ASDF (Another System Definition Facility) is a package format and a build tool for Common Lisp libraries. It is analogous to tools such as Make and Ant.

==History==
ASDF was originally designed and written in 2001-2002 as a successor for a previous program, mk-defsystem, taking advantage of Common Lisp features such as CLOS and pathname support. It has since expanded to become the default build tool for Common Lisp programs. It is now used as the basis for Common Lisp library build systems, and dependency managers, such as Quicklisp, cl-build, and Debian's Common Lisp Controller. (Note: ASDF-Install is obsolete.)
Most maintained, open-source Common Lisp libraries are buildable and installable through ASDF.

==Uses==
Installing and building open-source systems defined with ASDF is now a relatively easy thanks to Quicklisp. In cases where the user is forced to install ASDF libraries by hand, as may still happen, the user will be forced to first download and unpack the library in a location recognized by the user's source-registry, which has sensible defaults (at least on Unix) and can otherwise be configured.

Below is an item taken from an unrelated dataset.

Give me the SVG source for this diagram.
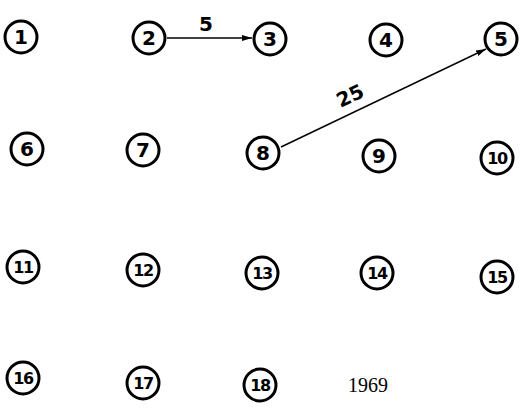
<svg xmlns="http://www.w3.org/2000/svg" width="525" height="410" viewBox="0 0 525 410">
<style>
.n circle{fill:#fff;stroke:#000;stroke-width:3}
.n text{font-family:"DejaVu Sans","Liberation Sans",sans-serif;font-size:20px;font-weight:bold;text-anchor:middle;dominant-baseline:central;fill:#000}
.n text.s{font-size:16px;letter-spacing:-1.5px}
.e{stroke:#000;stroke-width:1.4;fill:none}
.l{font-family:"DejaVu Sans","Liberation Sans",sans-serif;font-size:20px;font-weight:bold;fill:#000}
</style>
<defs>
<marker id="ah" viewBox="0 0 10 6" refX="10" refY="3" markerWidth="10" markerHeight="6" markerUnits="userSpaceOnUse" orient="auto">
<path d="M0,0 L10,3 L0,6 Z" fill="#000"/>
</marker>
</defs>
<g id="connectors">
<line class="e" x1="167" y1="38" x2="252" y2="38" marker-end="url(#ah)"/>
<text class="l" x="206" y="31" text-anchor="middle">5</text>
<line class="e" x1="281" y1="147" x2="486" y2="49" marker-end="url(#ah)"/>
<text class="l" x="353" y="102" text-anchor="middle" transform="rotate(-25 353 102)">25</text>
</g>
<g id="n1" class="n"><circle cx="21" cy="37" r="16"/><text x="21" y="37">1</text></g>
<g id="n2" class="n"><circle cx="149" cy="38" r="16"/><text x="149" y="38">2</text></g>
<g id="n3" class="n"><circle cx="270" cy="39" r="16"/><text x="270" y="39">3</text></g>
<g id="n4" class="n"><circle cx="386" cy="40" r="16"/><text x="386" y="40">4</text></g>
<g id="n5" class="n"><circle cx="501" cy="39" r="16"/><text x="501" y="39">5</text></g>
<g id="n6" class="n"><circle cx="27" cy="149" r="16"/><text x="27" y="149">6</text></g>
<g id="n7" class="n"><circle cx="143" cy="150" r="16"/><text x="143" y="150">7</text></g>
<g id="n8" class="n"><circle cx="263" cy="153" r="16"/><text x="263" y="153">8</text></g>
<g id="n9" class="n"><circle cx="379" cy="156" r="16"/><text x="379" y="156">9</text></g>
<g id="n10" class="n"><circle cx="497" cy="158" r="16"/><text class="s" x="497" y="158">10</text></g>
<g id="n11" class="n"><circle cx="23" cy="267" r="16"/><text class="s" x="23" y="267">11</text></g>
<g id="n12" class="n"><circle cx="143" cy="270" r="16"/><text class="s" x="143" y="270">12</text></g>
<g id="n13" class="n"><circle cx="262" cy="273" r="16"/><text class="s" x="262" y="273">13</text></g>
<g id="n14" class="n"><circle cx="377" cy="273" r="16"/><text class="s" x="377" y="273">14</text></g>
<g id="n15" class="n"><circle cx="497" cy="277" r="16"/><text class="s" x="497" y="277">15</text></g>
<g id="n16" class="n"><circle cx="23" cy="378" r="16"/><text class="s" x="23" y="378">16</text></g>
<g id="n17" class="n"><circle cx="143" cy="383" r="16"/><text class="s" x="143" y="383">17</text></g>
<g id="n18" class="n"><circle cx="260" cy="385" r="16"/><text class="s" x="260" y="385">18</text></g>
<text x="348" y="392" font-family="'Liberation Serif',serif" font-size="20" fill="#000">1969</text>
</svg>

Creating and defining systems installable though ASDF is done through the creation and placement of one or more system definition (.asd) files at the root of a directory containing the files that make up the system. The system definition file must contain at least one call to defsystem, a lisp form in which are defined all of the components and dependencies of the system. ASDF is capable of automatically compiling and loading lisp source code, as well as automatically building and linking C programming language (also known as C source code). It contains hooks to allow for definitions of alternate compilers and complex treatment of custom components.